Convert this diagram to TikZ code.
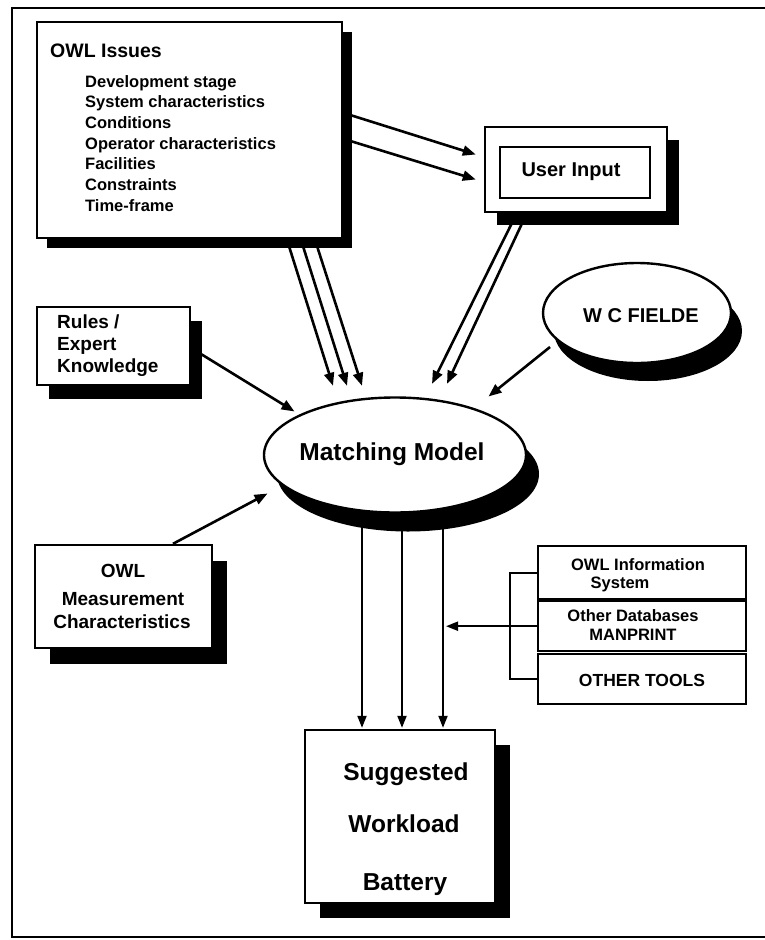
\documentclass[tikz,border=0pt]{standalone}
\usepackage{fontspec}
\setmainfont{Liberation Sans}
\usetikzlibrary{arrows.meta,shadows,shapes.geometric,calc}

\begin{document}
\begin{tikzpicture}[x=1pt,y=-1pt,
  box/.style={draw, line width=2.4pt, fill=white, inner sep=0pt},
  blackshadow/.style 2 args={drop shadow={shadow xshift=#1pt, shadow yshift=-#2pt, fill=black, opacity=1}},
  arr/.style={line width=2.6pt, -{Triangle[length=13pt,width=10pt]}},
  thinarr/.style={line width=2pt, -{Triangle[length=12pt,width=9pt]}},
  lbl/.style={inner sep=0pt, font=\bfseries},
  txtA/.style={lbl, font=\bfseries\fontsize{16.5}{19}\selectfont},
  txtB/.style={lbl, font=\bfseries\fontsize{19}{22}\selectfont},
  txtC/.style={lbl, font=\bfseries\fontsize{24.5}{28}\selectfont},
]
\useasboundingbox (0,0) rectangle (765,940);

% page frame: top, left and bottom rules only
\draw[line width=2.5pt] (12,8) -- (765,8);
\draw[line width=2.5pt] (12,6.75) -- (12,938.25);
\draw[line width=2.5pt] (12,937) -- (765,937);

% ---------------- boxes ----------------
\node[box, blackshadow={10}{10}, minimum width=305, minimum height=216] (owl) at (189.5,130) {};
\node[lbl, anchor=base west, font=\bfseries\fontsize{19.5}{22}\selectfont] (owltitle) at (50,57) {OWL Issues};
\foreach \t [count=\i] in {Development stage, System characteristics, Conditions,
    Operator characteristics, Facilities, Constraints, Time-frame}
  \node[txtA, anchor=base west] (item\i) at (85,{87+20.67*(\i-1)}) {\t};

\node[box, blackshadow={12}{13}, minimum width=182, minimum height=85] (uiouter) at (576,169.5) {};
\node[box, line width=2pt, minimum width=150, minimum height=51] (ui) at (575,172.5) {};
\node[lbl, anchor=base, font=\bfseries\fontsize{20}{22}\selectfont] (uitext) at (571,176) {User Input};

\node[box, blackshadow={12}{14}, minimum width=153, minimum height=78] (rules) at (113.5,346) {};
\node[txtB, anchor=base west] (rules1) at (57,328) {Rules /};
\node[txtB, anchor=base west] (rules2) at (57,350) {Expert};
\node[txtB, anchor=base west] (rules3) at (57,372) {Knowledge};

\node[box, ellipse, blackshadow={11}{18}, minimum width=188, minimum height=100] (wc) at (637,313) {};
\node[lbl, anchor=base, font=\bfseries\fontsize{20}{22}\selectfont] (wctext) at (641,322) {W C FIELDE};

\node[box, ellipse, blackshadow={13}{19}, minimum width=262, minimum height=115] (mm) at (395,455) {};
\node[txtC, anchor=base] (mmtext) at (392,460) {Matching Model};

\node[box, blackshadow={15}{16}, minimum width=177, minimum height=103] (meas) at (123.5,596.5) {};
\node[txtB, anchor=base] (meas1) at (123,577) {OWL};
\node[txtB, anchor=base] (meas2) at (123,605) {Measurement};
\node[txtB, anchor=base] (meas3) at (122,628) {Characteristics};

\node[box, blackshadow={15}{15}, minimum width=190, minimum height=173] (sug) at (400,816.5) {};
\node[txtC, anchor=base] (sug1) at (406,780) {Suggested};
\node[txtC, anchor=base] (sug2) at (404,832) {Workload};
\node[txtC, anchor=base] (sug3) at (405,890) {Battery};

% stacked source boxes
\node[box, anchor=north west, minimum width=208, minimum height=53] (db1) at (537,545) {};
\node[box, anchor=north west, minimum width=208, minimum height=50] (db2) at (537,600) {};
\node[box, anchor=north west, minimum width=208, minimum height=50] (db3) at (537,653) {};
\node[txtA, anchor=base] (db1a) at (638,570) {OWL Information};
\node[txtA, anchor=base] (db1b) at (620,588) {System};
\node[txtA, anchor=base] (db2a) at (633,621) {Other Databases};
\node[txtA, anchor=base] (db2b) at (633,640) {MANPRINT};
\node[lbl, anchor=base, font=\bfseries\fontsize{17.5}{20}\selectfont] (db3a) at (642,686) {OTHER TOOLS};

% ---------------- connectors ----------------
% issues -> user input
\coordinate (ui1) at ($(uiouter.west)+(-8,-15)$);
\coordinate (ui2) at ($(uiouter.west)+(-8,10)$);
\draw[arr] ($(owl.north east)+(0,92)$) -- (ui1);
\draw[arr] ($(owl.north east)+(0,118)$) -- (ui2);

% issues -> matching model
\coordinate (m1) at ($(mm.north)+(-62,-10.5)$);
\coordinate (m2) at ($(mm.north)+(-48,-10.5)$);
\coordinate (m3) at ($(mm.north)+(-33,-10.5)$);
\draw[arr] ($(owl.south west)+(251,0)$) -- (m1);
\draw[arr] ($(owl.south west)+(265,0)$) -- (m2);
\draw[arr] ($(owl.south west)+(279,0)$) -- (m3);

% user input -> matching model
\coordinate (m4) at ($(mm.north)+(37,-12.5)$);
\coordinate (m5) at ($(mm.north)+(52,-12.5)$);
\draw[arr] ($(uiouter.south west)+(33,0)$) -- (m4);
\draw[arr] ($(uiouter.south west)+(43,0)$) -- (m5);

% W C FIELDE -> matching model
\coordinate (m6) at ($(mm.north east)+(0,-17)$);
\draw[arr] ($(wc.center)+(-87,34)$) -- (m6);

% rules -> matching model
\coordinate (m7) at ($(mm.north west)+(-7,-2)$);
\draw[arr] ($(rules.east)+(0,2)$) -- (m7);

% measurement -> matching model
\coordinate (m8) at ($(mm.south west)+(-34,-3)$);
\draw[arr] ($(meas.north)+(49.5,0)$) -- (m8);

% matching model -> suggested battery
\coordinate (v1) at ($(sug.north)+(-38,-1)$);
\coordinate (v2) at ($(sug.north)+(2,-1)$);
\coordinate (v3) at ($(sug.north)+(43,-1)$);
\draw[thinarr] (v1 |- mm.south) -- (v1);
\draw[thinarr] (v2 |- mm.south) -- (v2);
\draw[thinarr] (v3 |- mm.south) -- (v3);

% bracket over the source boxes, feeding the third line
\draw[line width=2pt] (db1.west) -- ++(-27,0) |- (db3.west);
\coordinate (dbin) at ($(v3 |- db2.west)+(3,0)$);
\draw[thinarr] (db2.west) -- (dbin);

\end{tikzpicture}
\end{document}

### To do:
Your task is an exact transcription of all the data, minus the pictures.

### Task solution:
Convert this diagram to TikZ code.
\documentclass[tikz,border=0pt]{standalone}
\usepackage{fontspec}
\setmainfont{Liberation Sans}
\usetikzlibrary{arrows.meta,shadows,shapes.geometric,calc}

\begin{document}
\begin{tikzpicture}[x=1pt,y=-1pt,
  box/.style={draw, line width=2.4pt, fill=white, inner sep=0pt},
  blackshadow/.style 2 args={drop shadow={shadow xshift=#1pt, shadow yshift=-#2pt, fill=black, opacity=1}},
  arr/.style={line width=2.6pt, -{Triangle[length=13pt,width=10pt]}},
  thinarr/.style={line width=2pt, -{Triangle[length=12pt,width=9pt]}},
  lbl/.style={inner sep=0pt, font=\bfseries},
  txtA/.style={lbl, font=\bfseries\fontsize{16.5}{19}\selectfont},
  txtB/.style={lbl, font=\bfseries\fontsize{19}{22}\selectfont},
  txtC/.style={lbl, font=\bfseries\fontsize{24.5}{28}\selectfont},
]
\useasboundingbox (0,0) rectangle (765,940);

% page frame: top, left and bottom rules only
\draw[line width=2.5pt] (12,8) -- (765,8);
\draw[line width=2.5pt] (12,6.75) -- (12,938.25);
\draw[line width=2.5pt] (12,937) -- (765,937);

% ---------------- boxes ----------------
\node[box, blackshadow={10}{10}, minimum width=305, minimum height=216] (owl) at (189.5,130) {};
\node[lbl, anchor=base west, font=\bfseries\fontsize{19.5}{22}\selectfont] (owltitle) at (50,57) {OWL Issues};
\foreach \t [count=\i] in {Development stage, System characteristics, Conditions,
    Operator characteristics, Facilities, Constraints, Time-frame}
  \node[txtA, anchor=base west] (item\i) at (85,{87+20.67*(\i-1)}) {\t};

\node[box, blackshadow={12}{13}, minimum width=182, minimum height=85] (uiouter) at (576,169.5) {};
\node[box, line width=2pt, minimum width=150, minimum height=51] (ui) at (575,172.5) {};
\node[lbl, anchor=base, font=\bfseries\fontsize{20}{22}\selectfont] (uitext) at (571,176) {User Input};

\node[box, blackshadow={12}{14}, minimum width=153, minimum height=78] (rules) at (113.5,346) {};
\node[txtB, anchor=base west] (rules1) at (57,328) {Rules /};
\node[txtB, anchor=base west] (rules2) at (57,350) {Expert};
\node[txtB, anchor=base west] (rules3) at (57,372) {Knowledge};

\node[box, ellipse, blackshadow={11}{18}, minimum width=188, minimum height=100] (wc) at (637,313) {};
\node[lbl, anchor=base, font=\bfseries\fontsize{20}{22}\selectfont] (wctext) at (641,322) {W C FIELDE};

\node[box, ellipse, blackshadow={13}{19}, minimum width=262, minimum height=115] (mm) at (395,455) {};
\node[txtC, anchor=base] (mmtext) at (392,460) {Matching Model};

\node[box, blackshadow={15}{16}, minimum width=177, minimum height=103] (meas) at (123.5,596.5) {};
\node[txtB, anchor=base] (meas1) at (123,577) {OWL};
\node[txtB, anchor=base] (meas2) at (123,605) {Measurement};
\node[txtB, anchor=base] (meas3) at (122,628) {Characteristics};

\node[box, blackshadow={15}{15}, minimum width=190, minimum height=173] (sug) at (400,816.5) {};
\node[txtC, anchor=base] (sug1) at (406,780) {Suggested};
\node[txtC, anchor=base] (sug2) at (404,832) {Workload};
\node[txtC, anchor=base] (sug3) at (405,890) {Battery};

% stacked source boxes
\node[box, anchor=north west, minimum width=208, minimum height=53] (db1) at (537,545) {};
\node[box, anchor=north west, minimum width=208, minimum height=50] (db2) at (537,600) {};
\node[box, anchor=north west, minimum width=208, minimum height=50] (db3) at (537,653) {};
\node[txtA, anchor=base] (db1a) at (638,570) {OWL Information};
\node[txtA, anchor=base] (db1b) at (620,588) {System};
\node[txtA, anchor=base] (db2a) at (633,621) {Other Databases};
\node[txtA, anchor=base] (db2b) at (633,640) {MANPRINT};
\node[lbl, anchor=base, font=\bfseries\fontsize{17.5}{20}\selectfont] (db3a) at (642,686) {OTHER TOOLS};

% ---------------- connectors ----------------
% issues -> user input
\coordinate (ui1) at ($(uiouter.west)+(-8,-15)$);
\coordinate (ui2) at ($(uiouter.west)+(-8,10)$);
\draw[arr] ($(owl.north east)+(0,92)$) -- (ui1);
\draw[arr] ($(owl.north east)+(0,118)$) -- (ui2);

% issues -> matching model
\coordinate (m1) at ($(mm.north)+(-62,-10.5)$);
\coordinate (m2) at ($(mm.north)+(-48,-10.5)$);
\coordinate (m3) at ($(mm.north)+(-33,-10.5)$);
\draw[arr] ($(owl.south west)+(251,0)$) -- (m1);
\draw[arr] ($(owl.south west)+(265,0)$) -- (m2);
\draw[arr] ($(owl.south west)+(279,0)$) -- (m3);

% user input -> matching model
\coordinate (m4) at ($(mm.north)+(37,-12.5)$);
\coordinate (m5) at ($(mm.north)+(52,-12.5)$);
\draw[arr] ($(uiouter.south west)+(33,0)$) -- (m4);
\draw[arr] ($(uiouter.south west)+(43,0)$) -- (m5);

% W C FIELDE -> matching model
\coordinate (m6) at ($(mm.north east)+(0,-17)$);
\draw[arr] ($(wc.center)+(-87,34)$) -- (m6);

% rules -> matching model
\coordinate (m7) at ($(mm.north west)+(-7,-2)$);
\draw[arr] ($(rules.east)+(0,2)$) -- (m7);

% measurement -> matching model
\coordinate (m8) at ($(mm.south west)+(-34,-3)$);
\draw[arr] ($(meas.north)+(49.5,0)$) -- (m8);

% matching model -> suggested battery
\coordinate (v1) at ($(sug.north)+(-38,-1)$);
\coordinate (v2) at ($(sug.north)+(2,-1)$);
\coordinate (v3) at ($(sug.north)+(43,-1)$);
\draw[thinarr] (v1 |- mm.south) -- (v1);
\draw[thinarr] (v2 |- mm.south) -- (v2);
\draw[thinarr] (v3 |- mm.south) -- (v3);

% bracket over the source boxes, feeding the third line
\draw[line width=2pt] (db1.west) -- ++(-27,0) |- (db3.west);
\coordinate (dbin) at ($(v3 |- db2.west)+(3,0)$);
\draw[thinarr] (db2.west) -- (dbin);

\end{tikzpicture}
\end{document}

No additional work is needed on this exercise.